I had such high hopes for Saturday.
Our Christmas Tree is supposed to reside where the three Sansevierias live.
Ahhhh, the weekend, time get all our shit in order!
Our first assignment was figuring out what replacement appliances we wanted for our hurricane ravaged Condo and get them ordered. My biggest dilemma was replacing the washing machine; the dryer survived because it’s a stackable unit, but I considered upgrading from GE (wasn’t overly enthused with it) to an Electrolux set. (I LOVE my Electrolux washer that we have at the big house) After much research, I still couldn’t make up my mind and ended up just getting the same model that we had.

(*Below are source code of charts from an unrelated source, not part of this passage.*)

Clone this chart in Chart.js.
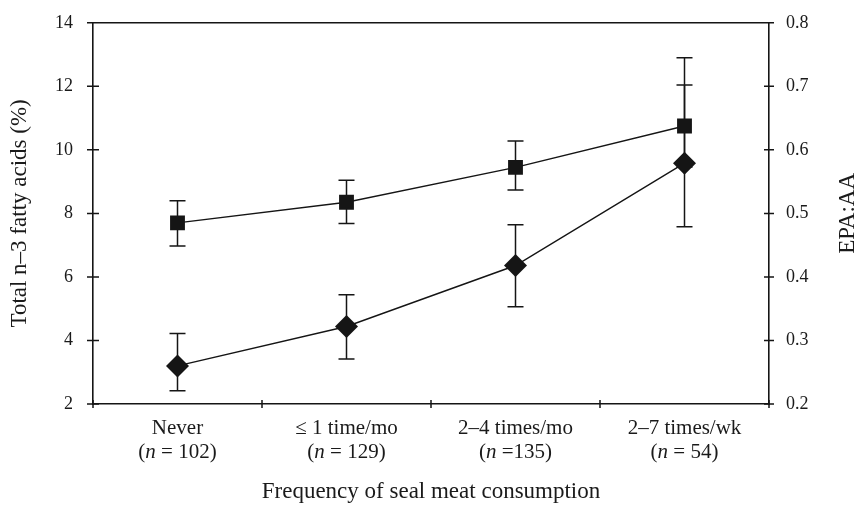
<!DOCTYPE html>
<html>
<head>
<meta charset="utf-8">
<title>Seal meat consumption</title>
<script src="https://cdn.jsdelivr.net/npm/chart.js@4.4.0/dist/chart.umd.min.js"></script>
<style>
  html, body { margin: 0; padding: 0; background: #fff; }
  #wrap { width: 857px; height: 518px; position: relative; }
</style>
</head>
<body>
<div id="wrap"><canvas id="sealChart"></canvas></div>
<script>
// categories along the x axis, with group sizes
var categories = ['Never', '\u2264 1 time/mo', '2\u20134 times/mo', '2\u20137 times/wk'];
var groupSizes = [' = 102)', ' = 129)', ' =135)', ' = 54)'];

// total n-3 fatty acids (%), squares, left axis
var n3Values = [7.7, 8.35, 9.45, 10.75];
var n3Upper = [8.4, 9.04, 10.28, 12.04];
var n3Lower = [6.97, 7.68, 8.74, 9.46];

// EPA:AA ratio, diamonds, right axis
var epaValues = [0.26, 0.322, 0.418, 0.579];
var epaUpper = [0.311, 0.372, 0.482, 0.745];
var epaLower = [0.221, 0.271, 0.353, 0.479];

var leftTicks = [2, 4, 6, 8, 10, 12, 14];
var rightTicks = [0.2, 0.3, 0.4, 0.5, 0.6, 0.7, 0.8];

var serif = '"Liberation Serif", "DejaVu Serif", serif';
var ink = '#151515';

// error bars, tick marks, top frame, x labels with italic n, right title
var sealExtras = {
  id: 'sealExtras',
  beforeDatasetsDraw: function (chart) {
    var ctx = chart.ctx;
    var xs = chart.scales.x;
    ctx.save();
    ctx.strokeStyle = ink;
    ctx.lineWidth = 1.5;
    chart.data.datasets.forEach(function (ds) {
      var ys = chart.scales[ds.yAxisID];
      ds.data.forEach(function (v, i) {
        var px = xs.getPixelForValue(i);
        var top = ys.getPixelForValue(ds.errUp[i]);
        var bot = ys.getPixelForValue(ds.errLow[i]);
        ctx.beginPath();
        ctx.moveTo(px, top); ctx.lineTo(px, bot);
        ctx.moveTo(px - 8, top); ctx.lineTo(px + 8, top);
        ctx.moveTo(px - 8, bot); ctx.lineTo(px + 8, bot);
        ctx.stroke();
      });
    });
    ctx.restore();
  },
  afterDraw: function (chart) {
    var ctx = chart.ctx;
    var xs = chart.scales.x, yl = chart.scales.y, yr = chart.scales.y1;
    var area = chart.chartArea;
    ctx.save();
    ctx.strokeStyle = ink;
    ctx.lineWidth = 1.5;
    ctx.beginPath();
    // top frame line
    ctx.moveTo(area.left, area.top); ctx.lineTo(area.right, area.top);
    // left ticks crossing the axis
    leftTicks.forEach(function (v) {
      var py = yl.getPixelForValue(v);
      ctx.moveTo(area.left - 6, py); ctx.lineTo(area.left + 6, py);
    });
    rightTicks.forEach(function (v) {
      var py = yr.getPixelForValue(v);
      ctx.moveTo(area.right - 5, py); ctx.lineTo(area.right + 5, py);
    });
    // x ticks at category boundaries
    for (var i = 0; i <= categories.length; i++) {
      var bx;
      if (i === 0) bx = area.left;
      else if (i === categories.length) bx = area.right;
      else bx = (xs.getPixelForValue(i - 1) + xs.getPixelForValue(i)) / 2;
      ctx.moveTo(bx, area.bottom - 4); ctx.lineTo(bx, area.bottom + 4);
    }
    ctx.stroke();

    // x labels
    ctx.fillStyle = '#1a1a1a';
    ctx.textBaseline = 'middle';
    var upright = '21px ' + serif, slanted = 'italic 21px ' + serif;
    categories.forEach(function (name, i) {
      var px = xs.getPixelForValue(i);
      ctx.font = upright;
      ctx.textAlign = 'center';
      ctx.fillText(name, px, area.bottom + 24);
      ctx.textAlign = 'left';
      var w1 = ctx.measureText('(').width;
      var w3 = ctx.measureText(groupSizes[i]).width;
      ctx.font = slanted;
      var w2 = ctx.measureText('n').width;
      var sx = px - (w1 + w2 + w3) / 2;
      ctx.font = upright;
      ctx.fillText('(', sx, area.bottom + 48);
      ctx.font = slanted;
      ctx.fillText('n', sx + w1, area.bottom + 48);
      ctx.font = upright;
      ctx.fillText(groupSizes[i], sx + w1 + w2, area.bottom + 48);
    });

    // right axis title, reading upward
    ctx.translate(848, (area.top + area.bottom) / 2);
    ctx.rotate(-Math.PI / 2);
    ctx.textAlign = 'center';
    ctx.font = '23px ' + serif;
    ctx.fillText('EPA:AA', 0, 0);
    ctx.restore();
  }
};

var config = {
  type: 'line',
  data: {
    labels: categories,
    datasets: [{
      label: 'Total n-3 fatty acids',
      data: n3Values,
      errUp: n3Upper,
      errLow: n3Lower,
      yAxisID: 'y',
      borderColor: ink,
      borderWidth: 1.4,
      backgroundColor: ink,
      pointStyle: 'rect',
      pointRadius: 10.5,
      pointBorderWidth: 0,
      tension: 0
    }, {
      label: 'EPA:AA',
      data: epaValues,
      errUp: epaUpper,
      errLow: epaLower,
      yAxisID: 'y1',
      borderColor: ink,
      borderWidth: 1.4,
      backgroundColor: ink,
      pointStyle: 'rectRot',
      pointRadius: 11.5,
      pointBorderWidth: 0,
      tension: 0
    }]
  },
  options: {
    responsive: true,
    maintainAspectRatio: false,
    animation: false,
    layout: { padding: { top: 19, left: 0, right: 0, bottom: 0 } },
    plugins: { legend: { display: false }, tooltip: { enabled: false } },
    scales: {
      x: {
        type: 'category',
        offset: true,
        grid: { display: false },
        border: { display: true, color: ink, width: 1.6 },
        ticks: { display: false },
        title: {
          display: true,
          text: 'Frequency of seal meat consumption',
          color: '#1a1a1a',
          font: { family: serif, size: 23 },
          padding: { top: 0, bottom: 12 }
        },
        afterFit: function (s) { s.height = 114; }
      },
      y: {
        position: 'left',
        min: 2,
        max: 14,
        grid: { display: false },
        border: { display: true, color: ink, width: 1.6 },
        afterBuildTicks: function (s) { s.ticks = leftTicks.map(function (v) { return { value: v }; }); },
        ticks: { color: '#1a1a1a', font: { family: serif, size: 18 }, padding: 12 },
        title: {
          display: true,
          text: 'Total n\u20133 fatty acids (%)',
          color: '#1a1a1a',
          font: { family: serif, size: 23 },
          padding: { top: 6, bottom: 0 }
        },
        afterFit: function (s) { s.width = 93; }
      },
      y1: {
        position: 'right',
        min: 0.2,
        max: 0.8,
        grid: { display: false },
        border: { display: true, color: ink, width: 1.6 },
        afterBuildTicks: function (s) { s.ticks = rightTicks.map(function (v) { return { value: v }; }); },
        ticks: {
          color: '#1a1a1a',
          font: { family: serif, size: 18 },
          padding: 9,
          callback: function (v) { return Number(v).toFixed(1); }
        },
        afterFit: function (s) { s.width = 88; }
      }
    }
  },
  plugins: [sealExtras]
};

window.onload = function () {
  var ctx = document.getElementById('sealChart').getContext('2d');
  window.sealChart = new Chart(ctx, config);
};
</script>
</body>
</html>
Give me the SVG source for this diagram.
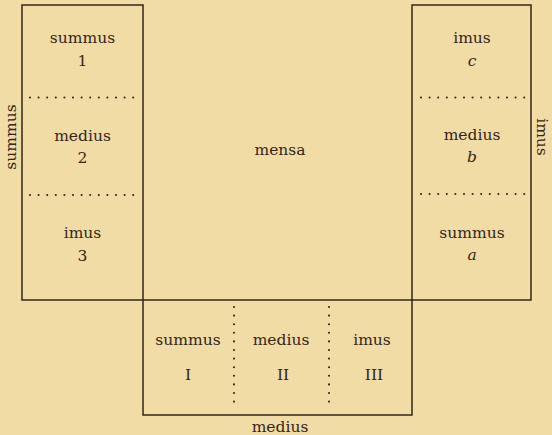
<svg xmlns="http://www.w3.org/2000/svg" width="552" height="435" viewBox="0 0 552 435">
<style>
.box{fill:none;stroke:#33261a;stroke-width:1.5}
.dot{fill:none;stroke:#33261a;stroke-width:2.1;stroke-linecap:round;stroke-dasharray:0 8.6}
text{font-family:"DejaVu Serif","Liberation Serif",serif;font-size:15.5px;fill:#33261a;text-anchor:middle}
.it{font-style:italic}
</style>
<rect width="552" height="435" fill="#f2dca6"/>
<g id="lectus-summus">
<rect class="box" x="22" y="5" width="121" height="295"/>
<line class="dot" x1="30" y1="97.5" x2="134" y2="97.5"/>
<line class="dot" x1="30" y1="195" x2="134" y2="195"/>
<text x="82.5" y="43">summus</text><text x="82.5" y="66">1</text>
<text x="82.5" y="141">medius</text><text x="82.5" y="163">2</text>
<text x="82.5" y="238">imus</text><text x="82.5" y="261">3</text>
<text transform="translate(16 137) rotate(-90)">summus</text>
</g>
<g id="lectus-imus">
<rect class="box" x="412" y="5" width="119" height="295"/>
<line class="dot" x1="421" y1="97.5" x2="526" y2="97.5"/>
<line class="dot" x1="421" y1="194" x2="526" y2="194"/>
<text x="472" y="43">imus</text><text class="it" x="472" y="66">c</text>
<text x="472" y="140">medius</text><text class="it" x="472" y="162">b</text>
<text x="472" y="238">summus</text><text class="it" x="472" y="260">a</text>
<text transform="translate(537 137) rotate(90)">imus</text>
</g>
<g id="mensa">
<text x="280" y="155">mensa</text>
</g>
<g id="lectus-medius">
<rect class="box" x="143" y="300" width="269" height="115"/>
<line class="dot" x1="234" y1="307" x2="234" y2="410"/>
<line class="dot" x1="329" y1="307" x2="329" y2="410"/>
<text x="188" y="345">summus</text><text x="188" y="380">I</text>
<text x="281" y="345">medius</text><text x="283" y="380">II</text>
<text x="372" y="345">imus</text><text x="374" y="380">III</text>
<text x="280" y="432">medius</text>
</g>
<g id="connectors"></g>
</svg>
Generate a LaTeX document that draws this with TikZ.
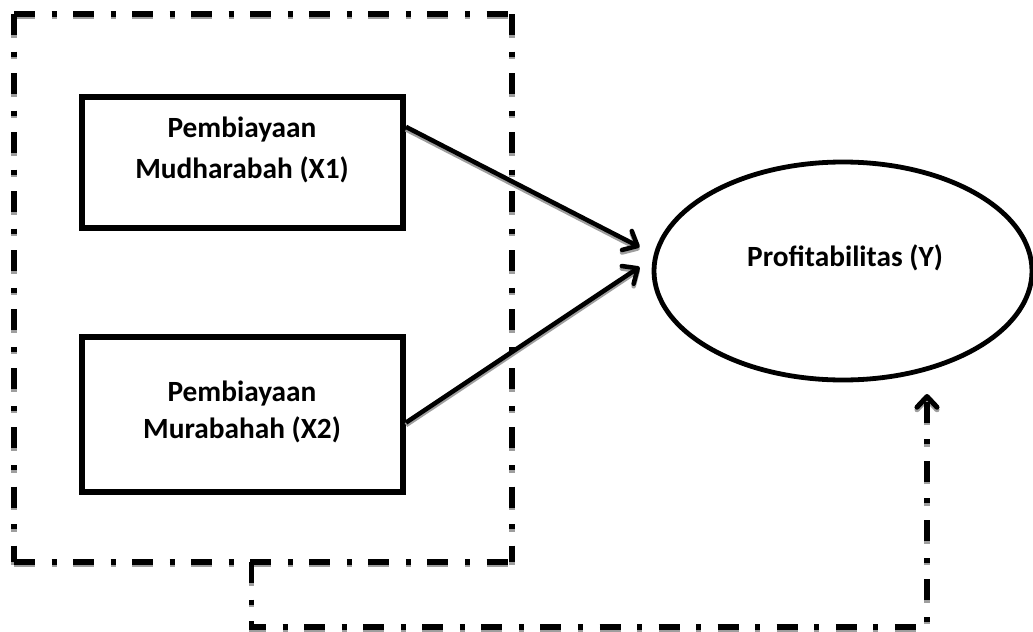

Meanwhile, as I was entrenched in the rabbit hole for ONE item, the Coach found and ordered the dishwasher, microwave drawer, range, fridge and fridge drawers for the bar area. He’s obviously impervious to rabbit holes.
We intended to bring ALL the Christmas stuff from the big garage into the house, then we’d plant some ixoras I had bought earlier in the week, spread 10 bails of pine straw and 50 bags of mulch, all before 4:15 because we had VIP tickets to a concert. (38 Special, Jake Owen, Brad Paisley)
I woke up ready to tackle the world, and sadly all I tackled was conceding to the same washing machine because by 11:00 a.m I was back in bed with a headache, sinus pain and achey bones. I laid around the rest of the day unhappy and fretting about bed sores.
An entire day wasted!
Fortunately, I was feeling much better on Sunday and all the Saturday things happened, aside from the concert because musicians are selfish.
THIS AIN’T NO MICHAEL VICK SHOW, WELL NOT INTENTIONALLY
We’ve hit a milestone here at Casa De La Busy Bee.
But first: Bitches be tripping.
The dogs are mostly getting along, but we do have a ‘possessive problem’ with Peanut; meaning she is possessive of Coach and I when it comes to Lillie.
This is how it happens: I or the Coach are on the couch (or bed) sitting with Peanut, Lillie approaches to get on the couch (or bed) and Peanut loses her shit and attacks. Lillie attacks back. If Lillie is the first dog on the couch or bed and Peanut joins us, it’s all hunky dory, so it’s apparent who the problem child is.
Let me tell you, there’s nothing more frightening than two crazed dogs baring teeth, barking, snaring and ready to kill each other over your love. Well, I guess two Large Crazed dogs might be worse.
*Before I finished writing this, I was putting the tree skirt under the tree, Peanut was investigating my every move, Lillie approached and chaos ensued.
Here is Lillie letting everyone know she is A Gift and Peanut is in timeout.
Anyhoo, back to the Milestone
Much like women who live together for any amount of time, you start to have synced cycles. (either that or we’re just bitchy at
all the the same time)
There is also a phenomenon known as Synchronized Pooping. I might be the only person who knows about this until now, but I’m declaring it a thing right here, so it’s now official.
I used to marvel at this Magic Trick with Cocoa and Ozzie, then Cocoa and Callie, then Callie and Lillie and on Monday morning, I witnessed Lillie and Peanut pooping in unison; it’s like they were putting on a well practiced ballet for me.
Are you gonna break up with me because I didn’t document this magical event with a photo or video?
Have you had anyone (humans or pets) fight over your attention?
What about Simultaneous Pooping. Have I opened your eyes to something new & magical?
Your friend Suz, who might be injured at the
hands paws of those who adore her, so I’m wishing you a magical Christmas now while I still have all my digits.